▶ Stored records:
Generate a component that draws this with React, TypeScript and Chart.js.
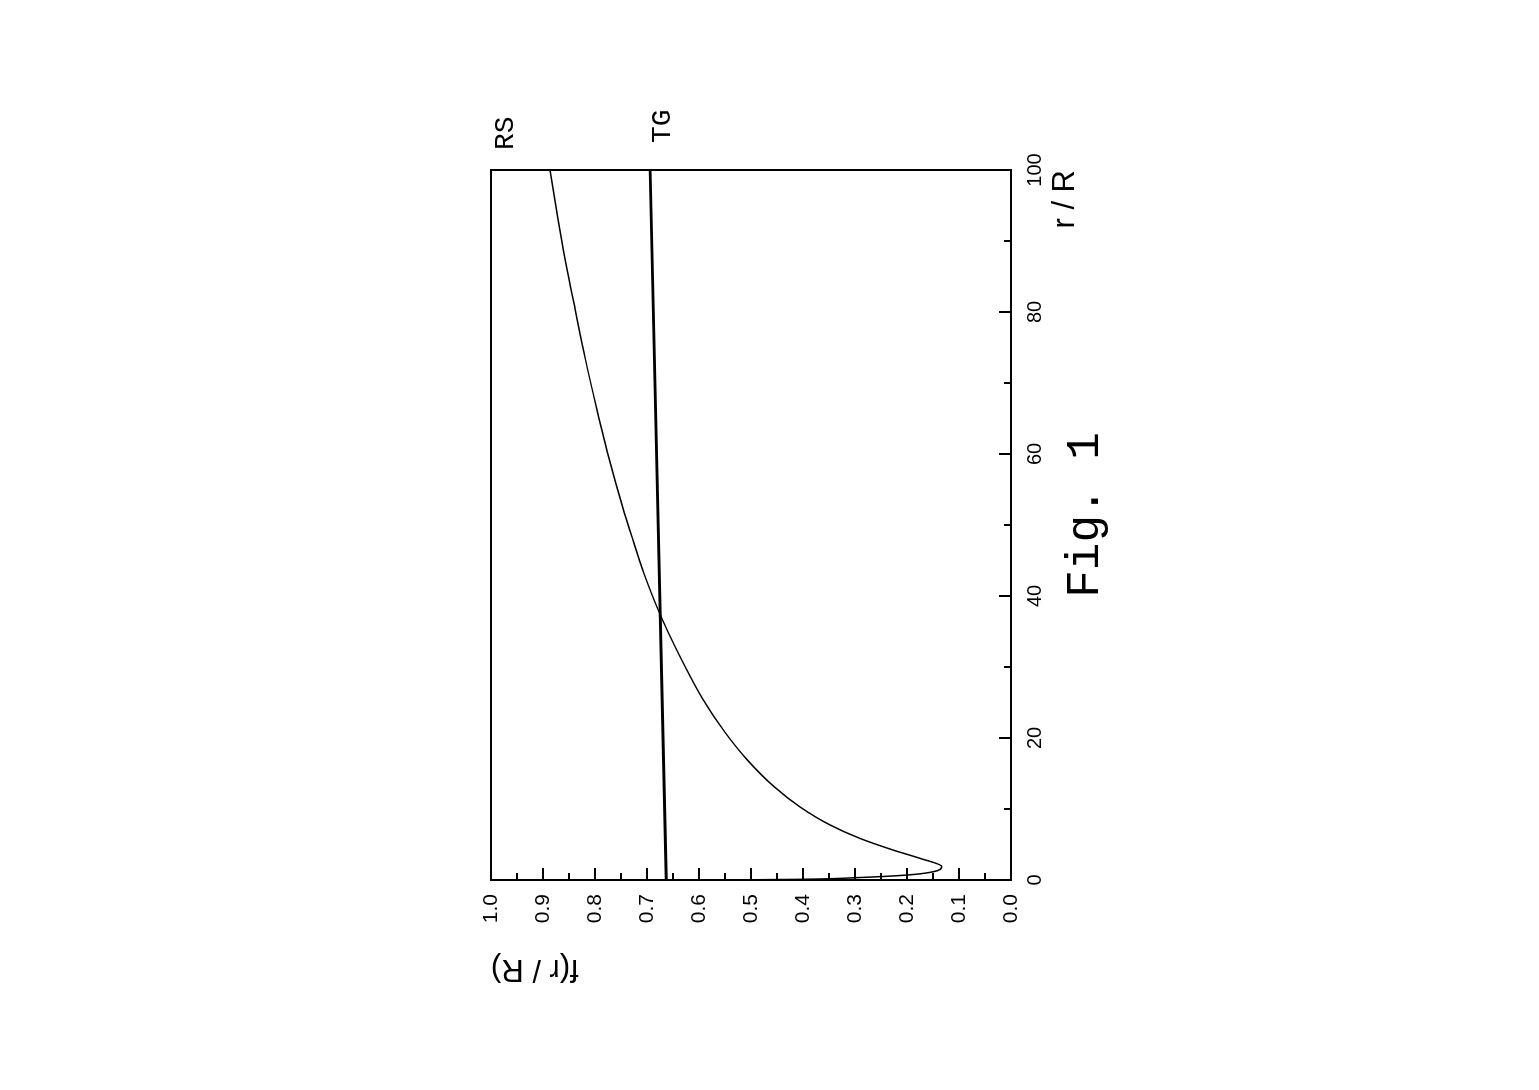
import React, { useEffect, useRef } from 'react';
import { Chart, registerables } from 'chart.js';

Chart.register(...registerables);

// RS curve (r/R, f)
const rValuesRS = [0, 0.03, 0.1, 0.33, 0.7, 1.17, 1.87, 3.05, 4.2, 5.87, 7.75, 10.3, 13.1, 16.9, 20.9, 25.4, 29.1, 36.6, 43.2, 47.9, 52.6, 59.4, 66.2, 73.2, 80.3, 87.3, 93.5, 100];
const fValuesRS = [0.6, 0.5, 0.4, 0.297, 0.2, 0.149, 0.133, 0.175, 0.226, 0.291, 0.348, 0.406, 0.455, 0.507, 0.551, 0.592, 0.62, 0.67, 0.706, 0.727, 0.747, 0.773, 0.796, 0.818, 0.838, 0.857, 0.872, 0.8865];
// TG line
const rValuesTG = [0, 100];
const fValuesTG = [0.663, 0.694];

const seriesNames = ['RS', 'TG'];
const rMajorTicks = [0, 20, 40, 60, 80, 100];
const rMinorTicks = [10, 30, 50, 70, 90];
const fMajorTicks = [0, 0.1, 0.2, 0.3, 0.4, 0.5, 0.6, 0.7, 0.8, 0.9, 1.0];
const fMinorTicks = [0.05, 0.15, 0.25, 0.35, 0.45, 0.55, 0.65, 0.75, 0.85, 0.95];
const figureCaption = 'Fig. 1';
const xTitle = 'r / R';
const yTitle = 'f(r / R)';

const SANS = '"Liberation Sans", Arial, sans-serif';
const MONO = '"Liberation Mono", "Courier New", monospace';

const framePlugin = {
  id: 'frame',
  afterDraw(chart: any) {
    const { ctx, chartArea: a, scales } = chart;
    const xs = scales.x;
    const ys = scales.y;
    ctx.save();
    ctx.strokeStyle = '#000';
    ctx.lineWidth = 2;
    ctx.strokeRect(a.left, a.top, a.right - a.left, a.bottom - a.top);
    ctx.beginPath();
    for (const v of fMajorTicks) {
      const y = Math.round(ys.getPixelForValue(v));
      ctx.moveTo(a.left, y);
      ctx.lineTo(a.left + 12, y);
    }
    for (const v of fMinorTicks) {
      const y = Math.round(ys.getPixelForValue(v));
      ctx.moveTo(a.left, y);
      ctx.lineTo(a.left + 7, y);
    }
    for (const v of rMajorTicks) {
      const x = Math.round(xs.getPixelForValue(v));
      ctx.moveTo(x, a.bottom);
      ctx.lineTo(x, a.bottom - 12);
    }
    for (const v of rMinorTicks) {
      const x = Math.round(xs.getPixelForValue(v));
      ctx.moveTo(x, a.bottom);
      ctx.lineTo(x, a.bottom - 7);
    }
    ctx.stroke();

    ctx.fillStyle = '#000';
    ctx.font = '28px ' + MONO;
    ctx.textAlign = 'left';
    ctx.textBaseline = 'alphabetic';
    const xEnd = xs.getPixelForValue(100);
    ctx.fillText(seriesNames[0], xEnd + 20, ys.getPixelForValue(0.958));
    ctx.fillText(seriesNames[1], xEnd + 27, ys.getPixelForValue(0.656));

    ctx.font = '46px ' + MONO;
    ctx.textAlign = 'center';
    ctx.fillText(figureCaption, (a.left + a.right) / 2 + 10, a.bottom + 87);
    ctx.restore();
  },
};

export default function App() {
  const ref = useRef<HTMLCanvasElement>(null);
  useEffect(() => {
    document.body.style.margin = '0';
    document.body.style.overflow = 'hidden';
    const canvas = ref.current!;
    const chart = new Chart(canvas, {
      type: 'line',
      data: {
        datasets: [
          {
            label: seriesNames[0],
            data: rValuesRS.map((r, i) => ({ x: r, y: fValuesRS[i] })),
            borderColor: '#000',
            borderWidth: 1.5,
            pointRadius: 0,
            fill: false,
            cubicInterpolationMode: 'monotone',
          },
          {
            label: seriesNames[1],
            data: rValuesTG.map((r, i) => ({ x: r, y: fValuesTG[i] })),
            borderColor: '#000',
            borderWidth: 2.8,
            pointRadius: 0,
            fill: false,
          },
        ],
      },
      options: {
        animation: false,
        responsive: false,
        maintainAspectRatio: false,
        devicePixelRatio: 1,
        layout: { padding: { left: 103, right: 170, top: 491, bottom: 455 } },
        plugins: { legend: { display: false }, tooltip: { enabled: false }, title: { display: false } },
        scales: {
          x: {
            type: 'linear',
            position: 'bottom',
            min: 0,
            max: 100,
            grid: { display: false, drawTicks: false },
            border: { display: false },
            ticks: { stepSize: 20, color: '#000', padding: 12, font: { family: SANS, size: 20 }, maxRotation: 0 },
            title: { display: true, text: xTitle, align: 'end', color: '#000', padding: 0, font: { family: SANS, size: 31 } },
            afterFit: (s: any) => { s.height = 73; },
          },
          y: {
            type: 'linear',
            position: 'left',
            min: 0,
            max: 1,
            grid: { display: false, drawTicks: false },
            border: { display: false },
            ticks: { stepSize: 0.1, color: '#000', padding: 14, font: { family: SANS, size: 21 }, callback: (v: any) => Number(v).toFixed(1) },
            title: { display: true, text: yTitle, align: 'end', color: '#000', padding: 0, font: { family: SANS, size: 31 } },
            afterFit: (s: any) => { s.width = 107; },
          },
        },
      },
      plugins: [framePlugin],
    } as any);
    return () => chart.destroy();
  }, []);
  return (
    <div
      style={{
        position: 'fixed',
        left: 0,
        top: 0,
        width: 1090,
        height: 1539,
        transformOrigin: '0 0',
        transform: 'translateY(1090px) rotate(-90deg)',
        background: '#fff',
      }}
    >
      <canvas ref={ref} width={1090} height={1539} style={{ display: 'block', width: 1090, height: 1539 }} />
    </div>
  );
}
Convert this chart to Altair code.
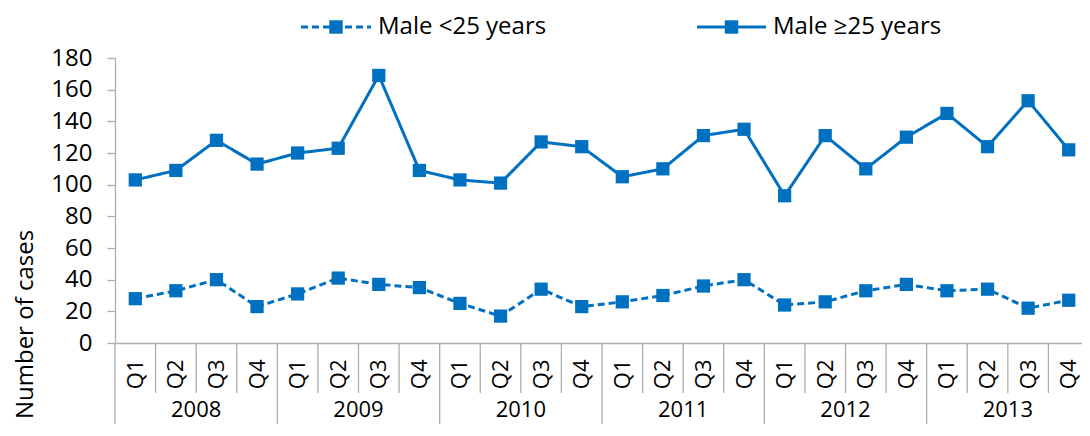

▶ EXERCISE BRIEF: Restate the data above word for word. Do not include the images.

▶ COMPLETE ANSWER:
Generate a component that draws this with React, TypeScript and Chart.js.
import React, { useEffect, useRef } from 'react';
import { Chart, registerables } from 'chart.js';

Chart.register(...registerables);

// RS curve (r/R, f)
const rValuesRS = [0, 0.03, 0.1, 0.33, 0.7, 1.17, 1.87, 3.05, 4.2, 5.87, 7.75, 10.3, 13.1, 16.9, 20.9, 25.4, 29.1, 36.6, 43.2, 47.9, 52.6, 59.4, 66.2, 73.2, 80.3, 87.3, 93.5, 100];
const fValuesRS = [0.6, 0.5, 0.4, 0.297, 0.2, 0.149, 0.133, 0.175, 0.226, 0.291, 0.348, 0.406, 0.455, 0.507, 0.551, 0.592, 0.62, 0.67, 0.706, 0.727, 0.747, 0.773, 0.796, 0.818, 0.838, 0.857, 0.872, 0.8865];
// TG line
const rValuesTG = [0, 100];
const fValuesTG = [0.663, 0.694];

const seriesNames = ['RS', 'TG'];
const rMajorTicks = [0, 20, 40, 60, 80, 100];
const rMinorTicks = [10, 30, 50, 70, 90];
const fMajorTicks = [0, 0.1, 0.2, 0.3, 0.4, 0.5, 0.6, 0.7, 0.8, 0.9, 1.0];
const fMinorTicks = [0.05, 0.15, 0.25, 0.35, 0.45, 0.55, 0.65, 0.75, 0.85, 0.95];
const figureCaption = 'Fig. 1';
const xTitle = 'r / R';
const yTitle = 'f(r / R)';

const SANS = '"Liberation Sans", Arial, sans-serif';
const MONO = '"Liberation Mono", "Courier New", monospace';

const framePlugin = {
  id: 'frame',
  afterDraw(chart: any) {
    const { ctx, chartArea: a, scales } = chart;
    const xs = scales.x;
    const ys = scales.y;
    ctx.save();
    ctx.strokeStyle = '#000';
    ctx.lineWidth = 2;
    ctx.strokeRect(a.left, a.top, a.right - a.left, a.bottom - a.top);
    ctx.beginPath();
    for (const v of fMajorTicks) {
      const y = Math.round(ys.getPixelForValue(v));
      ctx.moveTo(a.left, y);
      ctx.lineTo(a.left + 12, y);
    }
    for (const v of fMinorTicks) {
      const y = Math.round(ys.getPixelForValue(v));
      ctx.moveTo(a.left, y);
      ctx.lineTo(a.left + 7, y);
    }
    for (const v of rMajorTicks) {
      const x = Math.round(xs.getPixelForValue(v));
      ctx.moveTo(x, a.bottom);
      ctx.lineTo(x, a.bottom - 12);
    }
    for (const v of rMinorTicks) {
      const x = Math.round(xs.getPixelForValue(v));
      ctx.moveTo(x, a.bottom);
      ctx.lineTo(x, a.bottom - 7);
    }
    ctx.stroke();

    ctx.fillStyle = '#000';
    ctx.font = '28px ' + MONO;
    ctx.textAlign = 'left';
    ctx.textBaseline = 'alphabetic';
    const xEnd = xs.getPixelForValue(100);
    ctx.fillText(seriesNames[0], xEnd + 20, ys.getPixelForValue(0.958));
    ctx.fillText(seriesNames[1], xEnd + 27, ys.getPixelForValue(0.656));

    ctx.font = '46px ' + MONO;
    ctx.textAlign = 'center';
    ctx.fillText(figureCaption, (a.left + a.right) / 2 + 10, a.bottom + 87);
    ctx.restore();
  },
};

export default function App() {
  const ref = useRef<HTMLCanvasElement>(null);
  useEffect(() => {
    document.body.style.margin = '0';
    document.body.style.overflow = 'hidden';
    const canvas = ref.current!;
    const chart = new Chart(canvas, {
      type: 'line',
      data: {
        datasets: [
          {
            label: seriesNames[0],
            data: rValuesRS.map((r, i) => ({ x: r, y: fValuesRS[i] })),
            borderColor: '#000',
            borderWidth: 1.5,
            pointRadius: 0,
            fill: false,
            cubicInterpolationMode: 'monotone',
          },
          {
            label: seriesNames[1],
            data: rValuesTG.map((r, i) => ({ x: r, y: fValuesTG[i] })),
            borderColor: '#000',
            borderWidth: 2.8,
            pointRadius: 0,
            fill: false,
          },
        ],
      },
      options: {
        animation: false,
        responsive: false,
        maintainAspectRatio: false,
        devicePixelRatio: 1,
        layout: { padding: { left: 103, right: 170, top: 491, bottom: 455 } },
        plugins: { legend: { display: false }, tooltip: { enabled: false }, title: { display: false } },
        scales: {
          x: {
            type: 'linear',
            position: 'bottom',
            min: 0,
            max: 100,
            grid: { display: false, drawTicks: false },
            border: { display: false },
            ticks: { stepSize: 20, color: '#000', padding: 12, font: { family: SANS, size: 20 }, maxRotation: 0 },
            title: { display: true, text: xTitle, align: 'end', color: '#000', padding: 0, font: { family: SANS, size: 31 } },
            afterFit: (s: any) => { s.height = 73; },
          },
          y: {
            type: 'linear',
            position: 'left',
            min: 0,
            max: 1,
            grid: { display: false, drawTicks: false },
            border: { display: false },
            ticks: { stepSize: 0.1, color: '#000', padding: 14, font: { family: SANS, size: 21 }, callback: (v: any) => Number(v).toFixed(1) },
            title: { display: true, text: yTitle, align: 'end', color: '#000', padding: 0, font: { family: SANS, size: 31 } },
            afterFit: (s: any) => { s.width = 107; },
          },
        },
      },
      plugins: [framePlugin],
    } as any);
    return () => chart.destroy();
  }, []);
  return (
    <div
      style={{
        position: 'fixed',
        left: 0,
        top: 0,
        width: 1090,
        height: 1539,
        transformOrigin: '0 0',
        transform: 'translateY(1090px) rotate(-90deg)',
        background: '#fff',
      }}
    >
      <canvas ref={ref} width={1090} height={1539} style={{ display: 'block', width: 1090, height: 1539 }} />
    </div>
  );
}
Convert this chart to Altair code.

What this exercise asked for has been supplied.